7. WHAT HAS CALPERS EVER DONE FOR CALIFORNIA?:California Public Employees’ Retirement System, the largest U.S. public pension, has detailed how it deployed $20 billion of its assets in its home state, aiCIO said. By the end of fiscal year 2012, CalPERS had invested 8.9% of its entire portfolio within the state, through various channels. By its calculations, these investments supported around 1.5 million jobs in the state -- almost as many as the 1.6 million members of the pension system itself. Some 20.5% of its entire real estate portfolio was invested in the state, making it the highest percentage allocation of any one asset class made to the region. CalPERS says it will continue to pursue California-based investment opportunities grounded in the historic strength of the state economy, seeking attractive risk-adjusted financial returns.
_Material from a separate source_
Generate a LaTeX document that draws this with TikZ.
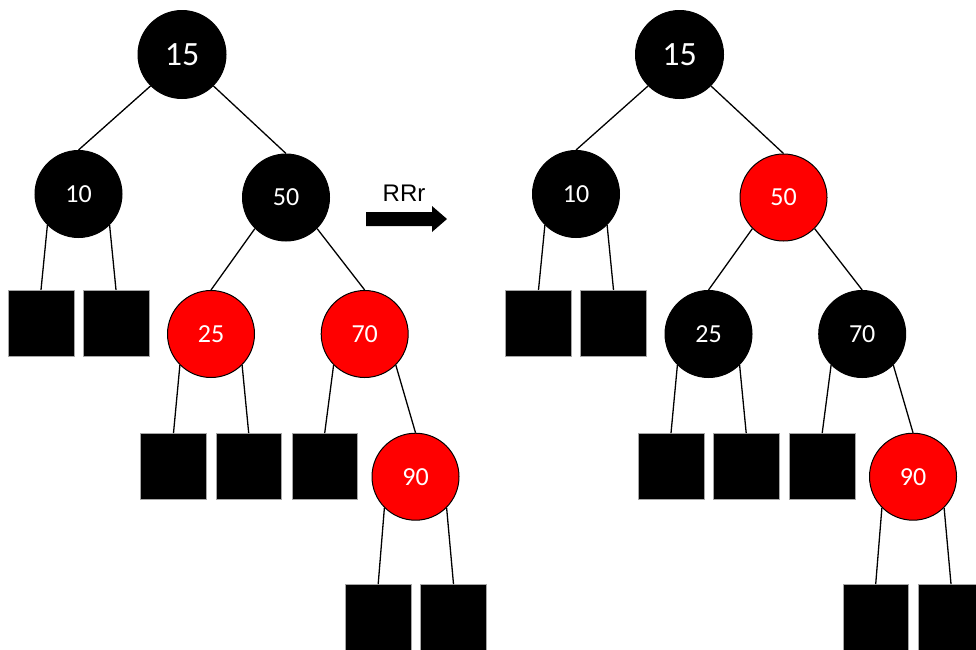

8. FLORIDA DIVISION OF RETIREMENT ANNUAL POLICE OFFICERS’ AND FIREFIGHTERS’ PENSION TRUSTEES’ FALL CONFERENCE: The 43rd Annual Police Officers' and Firefighters' Pension Trustees Fall Conference will take place on October 22-24, 2013. You may access information and updates about the Fall Conference, including area maps, a copy of the program when completed, and links to register with at the Doubletree by Hilton Hotel Orlando at Seaworld. Please continue to check the FRS website for updates regarding the program at www.myflorida.com/frs/mpf. All police officer and firefighter plan participants, board of trustee members, plan sponsors, and anyone interested in the administration and operation of the Chapters 175 and 185 pension plans should take advantage of this unique, insightful and informative program.
9. RETIRED HEALTH MESSAGE: I started out with nothing, and I still have most of it.
10. PONDERISMS: Whenever I feel blue, I start breathing again.
11. TODAY IN HISTORY: In 1975, Assassination attempt on President Gerald Ford.
12. KEEP THOSE CARDS AND LETTERS COMING: Several readers regularly supply us with suggestions or tips for newsletter items. Please feel free to send us or point us to matters you think would be of interest to our readers. Subject to editorial discretion, we may print them. Rest assured that we will not publish any names as referring sources.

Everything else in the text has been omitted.